Really thankful for your discussion today! Especially your comments on New Covenant Theology. I do think some further discussion is in order, however. I’m a student at Southern Seminary and currently taking a class with Dr. Steve Wellum, and he’s a proponent of “Progressive Covenantalism” and he himself is a huge fan of Vos. In this class, issues in BT and ST, we discuss dispensationalism and it’s varieties, Covenant Theology and it’s varieties, and then his own system put forth and modified in Kingdom through Covenant.

It’s funny you attribute those in his camp with being in line with Disp. Inso far as he does Allow the New Covenant to supersead the old administration(s) in the economy of the OT. However, Dr. Wellum attributes CT with the same dispensationalism hermenetic, in the sense that Disp. Treats the promises of the land and to Israel as continuing through the NC; CT, while not doing this with the land, does this with the covenant sign. In transferring circumcision to baptism. What do you guys make of this?

I’m currently working on a paper defending CT while working through some of his proposals and the hermeneutics that go along with his system.

Dr. Wellum in no way wants to deny the union with Christ in the OT, but thinks we are being inconsistent with inaugurated eschatology, in the sense that the NC promises a regenerate people, and to attribute a partly mixed community in the already, is not quite how this functions. I can elaborate further on what he means by this, but what are your guys’ initial thoughts? The main problem I’m having, is that the way he’s displayed his hermeneutics, across the 3 horizons (textual, epochal, and canonical) is really convincing and while In my paper I am showing how CT is able to withstand his criticism and is similar in some respects, I have not seen a very good ourworking of hermeneutics from a CT perspective, in response to his work. I’m not quite sure that this episode expands on the type of detail I’m looking for, but it’s a place to start. And I wonder what Wellum would say in response. I definitely think the way we look at the function of the NC is the key. The question is what are it’s promises here and now.

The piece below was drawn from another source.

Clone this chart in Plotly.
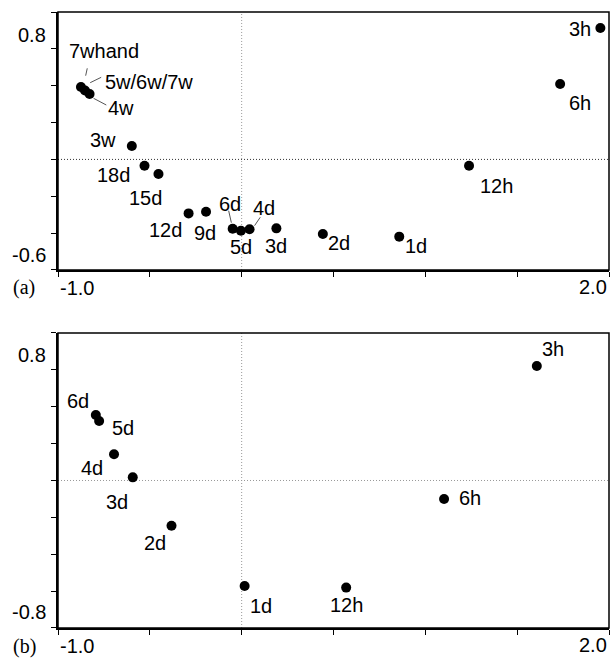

Thanks a lot for always producing great content. I’ve learnes so much over the years, especially from Vos group!

Lane Tipton

3 weeks ago

Dear Kelle,

Please forgive me for not making explicit that the presupposition for the exhortations to (a) Israel in the wilderness (3:7-11) and (b) the church in the wilderness (4:11) is that both administrations (Mosaic and New) of the one covenant of grace to the one covenantal household of God (3:6) contain a mixed community of believers and unbelievers. Additionally, the admonitions in both administrations apply to both the believer and the unbeliever alike. That is an entailment from all I said in the episode. I should always aim to be more, not less, explicit.

That pinpoints where we differ from the New Covenant theologians, I believe. At least that might be a good starting point to clarify your own understanding of the issues. If you work through that paragraph above, particularly in light of the podcast, you will at least be clear on what Vos and Gaffin (and, by extension, I) teach. Then you can compare and contrast what we teach to what other theologians, whether New Covenant or Dispensational, have to say on the same topic.